His interest in religion brought him to Harvard Divinity School at a time when Cambridge was in a state of ferment. Stockman became estranged from what he calls the "nihilistic radicalism" of the period. He found refuge as a live-in babysitter for Daniel P. Moynihan, then a Cambridge-Washington commuter while serving as an adviser to Richard Nixon. At home on weekends, Moynihan, now a U.S. Senator from New York, treated graduate students to brandy-spiced evenings of political conversation. "I became Moynihanized," Stockman says. "I was looking for an alternative viewpoint that was respectable, while being anti-left."

Politics replaced theology as his obsession, and in 1970, Stockman abandoned his pursuit of a doctorate to join Congressman John Anderson's office in Washington. He soon became a senior adviser on fiscal affairs, learning his economics chiefly from literature of the American Enterprise Institute, a conservative think tank in Washington, and the works of right-wing economists. In 1976 he went home to Michigan to win his own seat in Congress.

Then, last year, came a novel opportunity: he was asked to impersonate Anderson as Reagan prepared for their debate in September. The assertive young Congressman was an excellent sparring partner. Among other things, he accused Reagan of wanting to "throw open the door of Alaska to allow the rape of our last frontier" and of being unconcerned about acid rain. Against such thrusts, Reagan practiced calm parries. He responded to Stockman by saying, "Well, you know, John, I think you need a gas mask."

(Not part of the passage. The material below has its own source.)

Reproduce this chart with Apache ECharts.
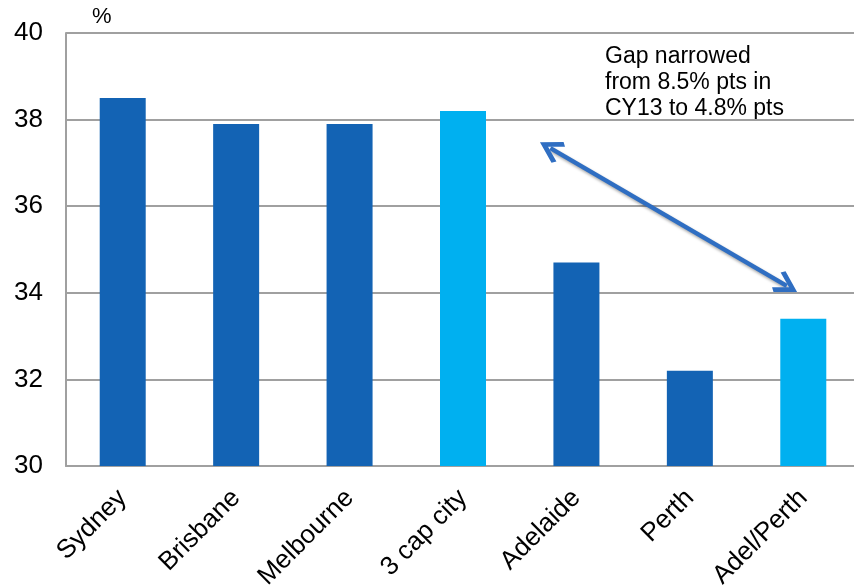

Stockman was campaigning in his south Michigan district the following month when he received an urgent call for a rematch. Now he was to impersonate Carter as Reagan rehearsed for the campaign's pivotal debate. Said Reagan, after that encounter: "I lost every practice debate with Stockman. After him, Anderson and Carter were a piece of cake." At Thanksgiving, the President-elect phoned to tell Stockman: "David, I've been looking for a way to get even. I think I'll send you to OMB."

Of all the Administration's senior officials, Stockman is clearly the boldest and the most ideological. He often uses sweeping, strident language, as when he called the federal budget an "automatic coast-to-coast soup line." He revels in taking unpopular positions and shows disdain for most economists: "They've been dead wrong, persistently." While he wants the Government to reduce most social welfare programs drastically, he would make even deeper cuts in subsidies for business interests and agriculture. Though Republicans generally blame most of the economy's present difficulties on Democratic folly, Stockman believes that one of the most damaging moves of the past decade was Nixon's decision in 1971 to end gold convertibility. Says Stockman: "That created the conditions for rampant production of paper money all around the world."

Reagan has admonished his Cabinet to avoid timidity, but a few members are wondering if Stockman takes that order too far in acting as the cutting edge of Reagan's economic policies. Says one White House official: "We're hearing gripes from some of the department heads." Reagan's confidence in Stockman is high enough to create a little jealousy on the part of new department heads who know less about their programs and budgets than the youngster who has been studying the budget ever since he joined Anderson's staff. When Reagan watches Stockman perform at private meetings, says one participant, "the President gets that pleased smile that says 'This guy's really got it.'

Washington is wondering how long Stockman can keep "it." Reagan's trust in his lightning rod could weaken if it is struck too often. In the budget battles that lie ahead, what could damage Stockman most is his determination to be more of a Reaganite than Ronald Reagan.